6 Mayıs 2015 Çarşamba

Okudum Bitti -51 : Trendeki Kız || Paula Hawkins






                                Herkese merhaba. Sırada bloga yazılmayı , hatta okunmayı bekleyen bir sürü kitap varken Trendeki Kız 'a torpil yaptım. Yapmadan duramadım , çünkü tanıtımlarını gördüğüm ilk andan beri okumak için sabırsızlanıyordum. Çok sevdiğim kitaplardan oldu. İthaki zaten en çok sevdiğim yayıncılardan. Poe kitaplarının etkisi olabilir. :)




Ana karakterimiz Rachel , kendisini aldatıp , boşanan, ''diğer kadın''la evli olup, bir bebeği olan eski kocasına takıntılı, kısa zaman önce işinden de olmuş, alkol sorunu olan, mutsuz, sorunlu bir karakter. Bunun yanı sıra yaşadığı olayları hatırlamada da sorun yaşıyor.
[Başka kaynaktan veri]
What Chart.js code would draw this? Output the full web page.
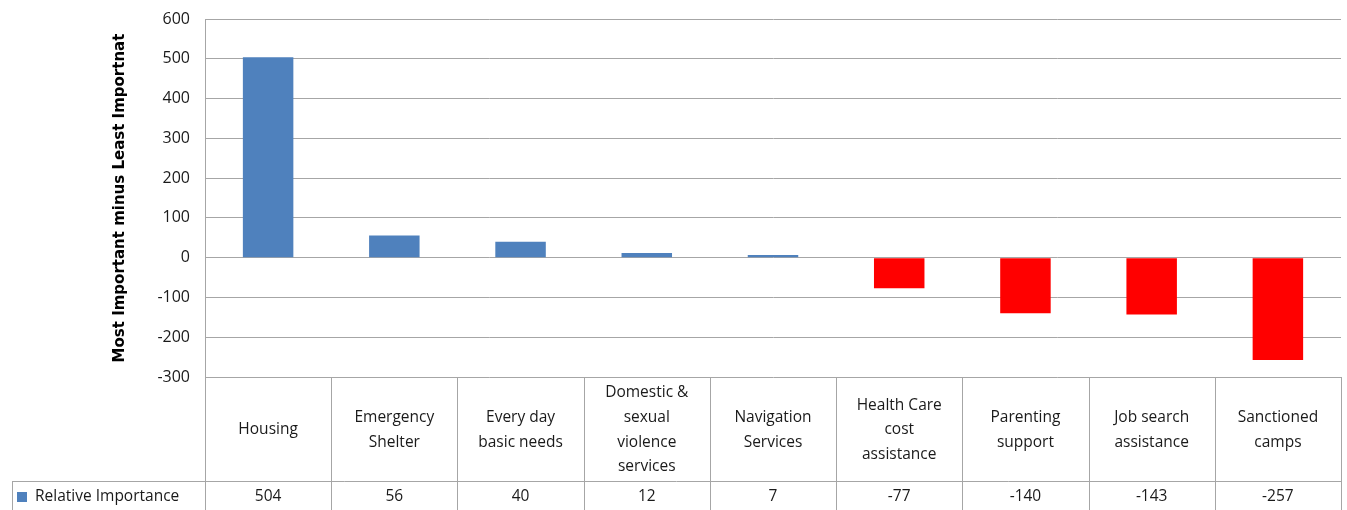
<!DOCTYPE html>
<html>
<head>
<meta charset="utf-8">
<script src="https://cdn.jsdelivr.net/npm/chart.js@4"></script>
<style>
  html, body { margin: 0; padding: 0; background: #fff; }
  #wrap { width: 1347px; height: 510px; }
</style>
</head>
<body>
<div id="wrap"><canvas id="myChart" width="1347" height="510"></canvas></div>
<script>
// ===== data =====
const categories = [
    ['Housing'],
    ['Emergency', 'Shelter'],
    ['Every day', 'basic needs'],
    ['Domestic &', 'sexual', 'violence', 'services'],
    ['Navigation', 'Services'],
    ['Health Care', 'cost', 'assistance'],
    ['Parenting', 'support'],
    ['Job search', 'assistance'],
    ['Sanctioned', 'camps']
];
const seriesName = 'Relative Importance';
const values = [504, 56, 40, 12, 7, -77, -140, -143, -257];
const yTicks = [-300, -200, -100, 0, 100, 200, 300, 400, 500, 600];

const BLUE = '#4F81BD';
const RED = '#FF0000';
const GRID = '#a6a6a6';
const FONT = '"Open Sans", Lato, sans-serif';

//============================
//  data table under the plot
//============================
const dataTable = {
    id: 'dataTable',
    afterDraw(chart) {
        const { ctx, chartArea } = chart;
        const x = chart.scales.x;
        const n = categories.length;
        const step = (chartArea.right - chartArea.left) / n;
        const top = chartArea.bottom;
        const rowY = top + 104;
        const bottom = chart.height;
        const legendLeft = 12;

        ctx.save();
        ctx.strokeStyle = GRID;
        ctx.lineWidth = 1;

        // vertical cell lines
        for (let i = 0; i <= n; i++) {
            const px = Math.round(chartArea.left + i * step) + 0.5;
            ctx.beginPath();
            ctx.moveTo(px, top);
            ctx.lineTo(px, bottom);
            ctx.stroke();
        }
        // legend cell left border
        ctx.beginPath();
        ctx.moveTo(legendLeft + 0.5, rowY);
        ctx.lineTo(legendLeft + 0.5, bottom);
        ctx.stroke();
        // horizontal line between rows
        ctx.beginPath();
        ctx.moveTo(legendLeft, Math.round(rowY) + 0.5);
        ctx.lineTo(chartArea.right, Math.round(rowY) + 0.5);
        ctx.stroke();

        // category labels
        ctx.fillStyle = '#1a1a1a';
        ctx.font = '15.5px ' + FONT;
        ctx.textAlign = 'center';
        ctx.textBaseline = 'middle';
        const lh = 24.7;
        const midHead = (top + rowY) / 2 + 1;
        categories.forEach((lines, i) => {
            const cx = x.getPixelForValue(i);
            const y0 = midHead - (lines.length - 1) * lh / 2;
            lines.forEach((t, j) => ctx.fillText(t, cx, y0 + j * lh));
        });

        // values row
        const midVal = rowY + 16;
        values.forEach((v, i) => {
            ctx.fillText(String(v), x.getPixelForValue(i), midVal);
        });

        // legend key
        ctx.fillStyle = BLUE;
        ctx.fillRect(legendLeft + 5, midVal - 5, 10, 10);
        ctx.fillStyle = '#1a1a1a';
        ctx.textAlign = 'left';
        ctx.fillText(seriesName, legendLeft + 23, midVal);
        ctx.restore();
    }
};

const ctx = document.getElementById('myChart').getContext('2d');
new Chart(ctx, {
    type: 'bar',
    data: {
        labels: categories.map(c => c.join(' ')),
        datasets: [{
            label: seriesName,
            data: values,
            backgroundColor: values.map(v => v >= 0 ? BLUE : RED),
            borderWidth: 0,
            categoryPercentage: 1,
            barPercentage: 0.4
        }]
    },
    options: {
        responsive: false,
        animation: false,
        layout: { padding: { top: 19, right: 6, bottom: 133, left: 0 } },
        plugins: {
            legend: { display: false },
            tooltip: { enabled: false }
        },
        scales: {
            x: { display: false },
            y: {
                min: -300,
                max: 600,
                afterBuildTicks: s => { s.ticks = yTicks.map(v => ({ value: v })); },
                afterFit: s => { s.width = 205; s.paddingTop = 0; s.paddingBottom = 0; },
                grid: { color: GRID, lineWidth: 1, drawTicks: false },
                border: { color: GRID, width: 1 },
                ticks: {
                    padding: 15,
                    color: '#1a1a1a',
                    font: { family: FONT, size: 16 }
                },
                title: {
                    display: true,
                    text: 'Most Important minus Least Importnat',
                    color: '#000',
                    font: { family: '"DejaVu Sans", sans-serif', size: 15, weight: 'bold' },
                    padding: { top: 111, bottom: 0 }
                }
            }
        }
    },
    plugins: [dataTable]
});
</script>
</body>
</html>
O kadar sağlam kurgulanmış ki karakter gerçekten esaslı bir psikolojik gerilim olmuş. Gerçi Rachel 'e sinir olmamak elde değil ama...

Rachel her gün yaptığı tren yolculuğunda , eski evininde olduğu yerden geçerken , tren camından gördüğü ; kendince birer isim verdiği çifti seyreder. Bir gün farklı bir şey görür, bu sırra kafa yorarken, seyrettiği ev sahibesi Megan'ın kaybolduğu haberini görür. Böylece bir şekilde olayların içine dahil olur. 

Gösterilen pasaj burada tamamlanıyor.